Friday, September 11, 2015

Report From the New Mexico Border


 By Crystal Foreman Brown

I grew up and live on the border in New Mexico.  I knew Rob Krentz, the rancher in southeast Arizona, famously murdered by a Mexican national while out on his own property.  The day before the murder he helped the Border Patrol to recover a fairly large amount of marijuana hidden on his property -- the BP did not chase down or arrest the drug carriers involved, telling Rob that merely taking their drugs would be punishment enough when the unsuccessful smugglers returned to Mexico and faced their bosses’ wrath.  One of those who got away came back and killed Rob the next day. 

Drug smugglers still inhabit the mountains all around this area, even in public campgrounds on a close-by national forest. Local and state law enforcement is prevented by federal authority to arrest or enforce law concerning these matters -- they have simply erected signs to warn those who come to visit, and washed their hands of the responsibility of action.  All authority is given over to “Homeland Security.”  This is an example of federally mandated “policy” being implemented as if it were law, which it is not.  Especially since 9/11, it has been S.O.P. for both parties to practice this “new” kind of governance.

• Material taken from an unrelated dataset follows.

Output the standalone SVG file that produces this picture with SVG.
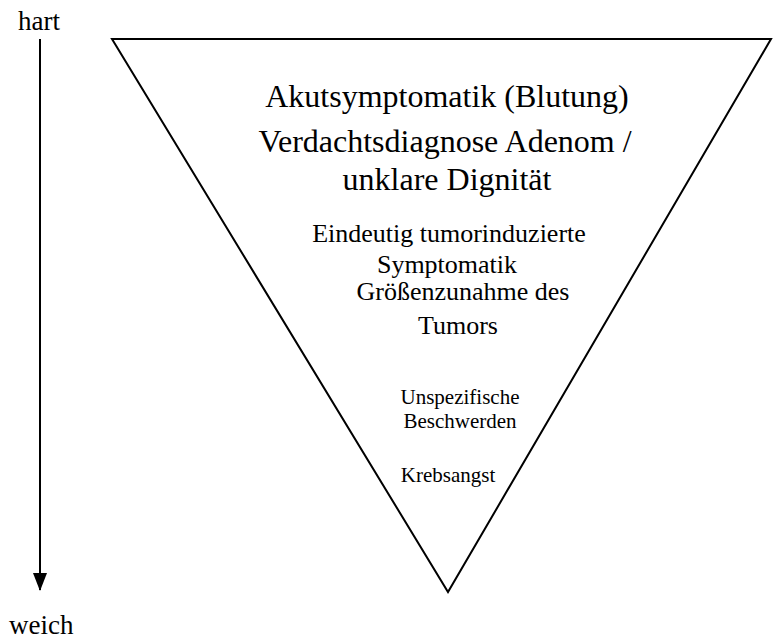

I am witness to the southern border area becoming a vast, lawless and ungovernable area, much like the “Frontera” of Mexico just across the line where more than 50,000 people have been murdered in the last few years.  This is ongoing, but I suspect the average American does not know it, and has not thought about how simple, or how sacrosanct and important a border is.  Property that has no edges or limits cannot be governed.   Imagine trying to protect your home if the walls and yard fences were questionable as “your area.”

I risk the lives of friends and family if I write specific instances that I know of, where there have been threats and coercion by individuals and by cartel sponsored smugglers and even by federal authorities. 

Someone forced a friend, while her family was taken hostage, to take a woman in labor to a local hospital to give birth to a new “American,” a precious and innocent infant, planted to make illegal activities easier. 

Others were openly threatened if they reported suspicious activity.  Murdered, headless bodies discovered near homes and family.  A father murdered in the presence of his family because he would not give his farm equipment to the cartel locals -- on this side of the border. 

Businesses closing, ranches and farms going under, schools losing students and funding to the point of dysfunction, property values plummeting -- I am affected by these things daily. 


And here you see the impact of the War on Drugs on rural families and economies.  Through the eighties and early 90s "the main smuggling route was via the Caribbean into Florida."  We couldn't have those beaches fouled so federal interdiction made this route problematic for the cartels, who then started using Mexico as their gateway.  The Border Patrol then began a program to divert the illegal crossers from urban areas to the most remote and rural areas.  Above you see the results of the War on Drugs, and the way its being waged, on our rural citizens and resources.  What's happening is no accident.